Quién iba a pensar que luego de la independencia definitiva de Antioquia del Rey Fernando VII en 1.820, volveríamos a estar en manos de reyezuelos a quienes sus delirios de grandeza les impiden comprender que ser funcionarios públicos no los convierten en monarcas, y por el contrario se deben a los ciudadanos, quienes son sus jefes y pagan su sueldos, y no sus súbditos que deben humillarse ante su paso ni saludarlos obligatoriamente.
El delirio de grandeza o megalomanía es un trastorno de la personalidad bien documentado en la historia, caracterizado en ocasiones por sujetos con problemas de bipolaridad y delirios de persecución, como el desquiciado Felipe V -quien vestía “camisas usadas antes por la reina” para evitar ser envenenado-, y que en octubre de 1.717 sufrió un ataque de histeria porque, según él, el sol lo estaba persiguiendo. Los delirios de grandeza también pueden darse en personas con complejo de inferioridad, que intentan resolver su mal aspirando a sentirse artificialmente importantes. ¿Y qué mejor forma que con un cargo público? Estos reyezuelos se obsesionan por ser reconocidos por todos y ser el centro de atención para sentirse seguros y satisfacer su complejo solar, que los hace creer que todos orbitan a su alrededor. Pero cuando no lo logran, cuando son ignorados por alguien que no tiene razón para haber desarrollado de forma natural, voluntaria y gratuita admiración y respeto, se enfadan e intentan desaparecer su frustración ordenando como la Reina de Corazones: “¡Que le corten la cabeza!”, o los contratos, al que se atrevió a no hacerle una reverencia.
Es inaceptable ser gobernados por sujetos con delirios de “grandeza”, y menos cuando no la tienen ni la tendrán. Peligra una comunidad cuando es dirigida por un clon de Calígula, Napoleón III o del dictador Jean-Bédel Bokassa, quien luego de 10 años de haberse tomado el poder de la República Centroafricana en 1.966, en una napoleónica ceremonia que costó una tercera parte del PIB del país, con capa de armiño y bajo un trono de 12 metros de altura bañado en oro, se hizo coronar como “emperador” y debía ser saludado como tal.

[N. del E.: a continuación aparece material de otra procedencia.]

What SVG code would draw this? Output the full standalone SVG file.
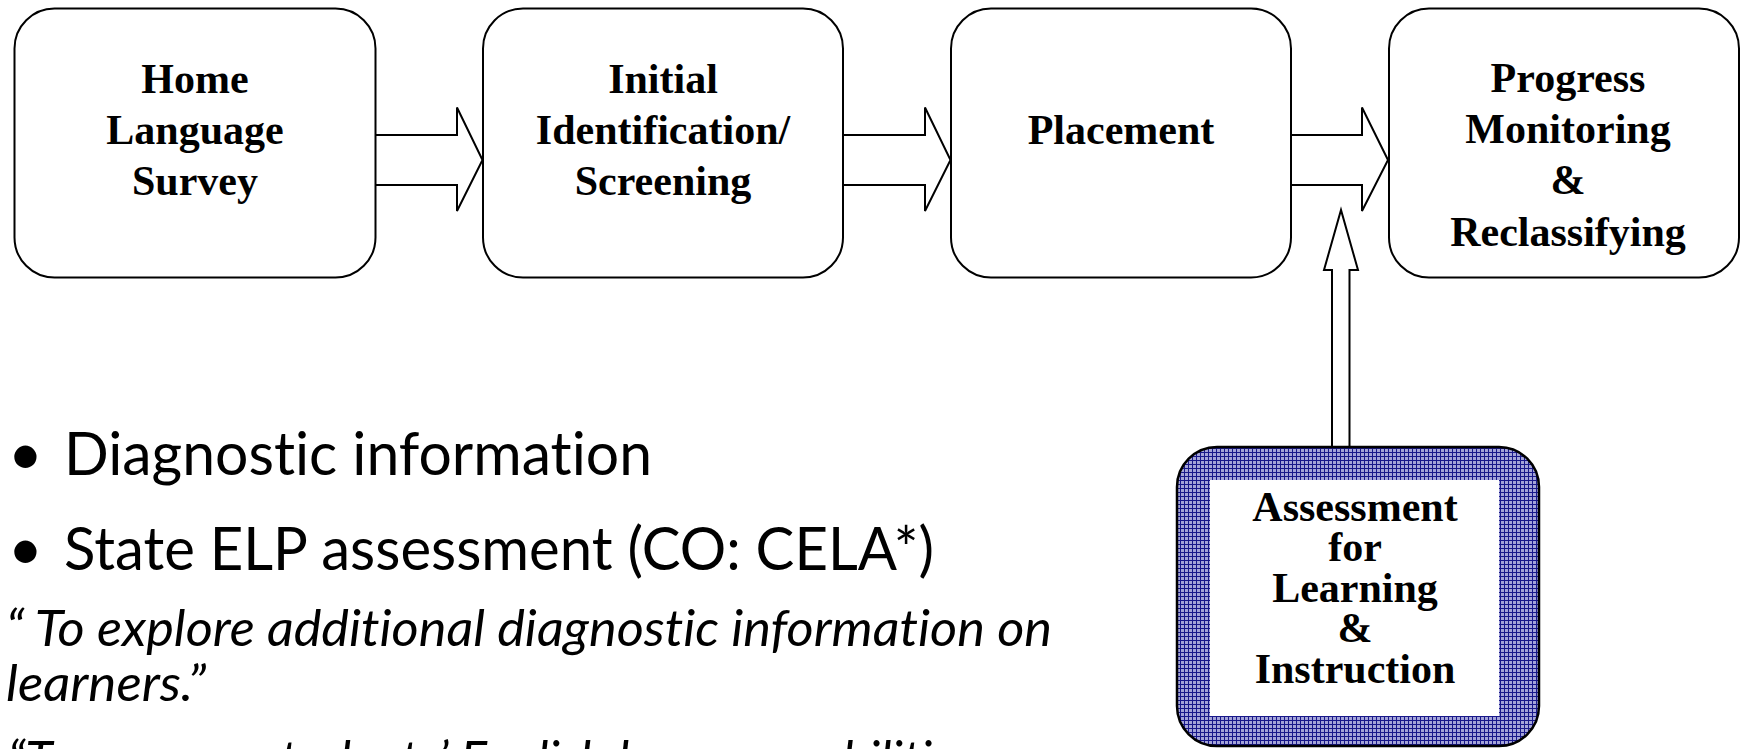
<svg xmlns="http://www.w3.org/2000/svg" width="1740" height="749" viewBox="0 0 1740 749">
<defs>
<style>
.box{fill:#fff;stroke:#000;stroke-width:2}
.arr{fill:#fff;stroke:#000;stroke-width:2;stroke-linejoin:miter}
.t{font-family:"Liberation Serif","Times New Roman",serif;font-weight:bold;font-size:42px;fill:#000;text-anchor:middle}
.b{font-family:Lato,"Liberation Sans",sans-serif;font-size:60px;fill:#000;font-variant-ligatures:none}
.i{font-family:Lato,"Liberation Sans",sans-serif;font-style:italic;font-size:50px;fill:#000;font-variant-ligatures:none}
</style>
<pattern id="grid" width="4" height="4" patternUnits="userSpaceOnUse">
<rect width="4" height="4" fill="#a4a4d8"/>
<rect width="4" height="1" fill="#18188a"/>
<rect width="1" height="4" fill="#18188a"/>
</pattern>
</defs>
<rect width="1740" height="749" fill="#fff"/>
<g id="connectors">
<path class="arr" d="M375,135 H457 V107.5 L482.5,160 L457,211 V185 H375"/>
<path class="arr" d="M843,135 H925 V107.5 L950.5,160 L925,211 V185 H843"/>
<path class="arr" d="M1291,135 H1362 V107.5 L1388,160 L1362,211 V185 H1291"/>
<path class="arr" d="M1332,447 V270 H1324 L1341,210 L1358,270 H1349.5 V447"/>
</g>
<g id="node-home">
<rect class="box" x="14.5" y="8.5" width="361" height="269" rx="40"/>
<text class="t" x="195" y="93">Home</text>
<text class="t" x="195" y="144">Language</text>
<text class="t" x="195" y="195">Survey</text>
</g>
<g id="node-initial">
<rect class="box" x="483" y="8.5" width="360" height="269" rx="40"/>
<text class="t" x="663" y="93">Initial</text>
<text class="t" x="663" y="144">Identification/</text>
<text class="t" x="663" y="195">Screening</text>
</g>
<g id="node-placement">
<rect class="box" x="951" y="8.5" width="340" height="269" rx="40"/>
<text class="t" x="1121" y="144">Placement</text>
</g>
<g id="node-progress">
<rect class="box" x="1389" y="8.5" width="350" height="269" rx="40"/>
<text class="t" x="1568" y="92">Progress</text>
<text class="t" x="1568" y="143">Monitoring</text>
<text class="t" x="1568" y="194">&amp;</text>
<text class="t" x="1568" y="246">Reclassifying</text>
</g>
<g id="node-assessment">
<rect x="1177" y="447" width="362" height="299" rx="40" fill="url(#grid)" stroke="#000" stroke-width="2.5"/>
<rect x="1210" y="480" width="289" height="236" fill="#fff"/>
<text class="t" x="1355" y="521">Assessment</text>
<text class="t" x="1355" y="561">for</text>
<text class="t" x="1355" y="602">Learning</text>
<text class="t" x="1355" y="642">&amp;</text>
<text class="t" x="1355" y="683">Instruction</text>
</g>
<g id="notes">
<text class="b" x="8" y="475">•</text>
<text class="b" x="64" y="475" textLength="588" lengthAdjust="spacingAndGlyphs">Diagnostic information</text>
<text class="b" x="8" y="570">•</text>
<text class="b" x="64" y="570" textLength="870" lengthAdjust="spacingAndGlyphs">State ELP assessment (CO: CELA*)</text>
<text class="i" x="6" y="646" textLength="1046" lengthAdjust="spacingAndGlyphs">“ To explore additional diagnostic information on</text>
<text class="i" x="6" y="701" textLength="200" lengthAdjust="spacingAndGlyphs">learners.”</text>
<text class="i" x="8" y="777">“To uncover students’ English language abilities</text>
</g>
</svg>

El mejor tratamiento para este mal es una terapia de choque que despoje al caricaturesco “agrandado” del cargo que le otorga artificialmente la importancia que no posee y le hace ver a los demás desde una altura inexistente. En la democracia colombiana el medicamento se llama “revocatoria” y no necesita fórmula médica, solo responsabilidad de los ciudadanos.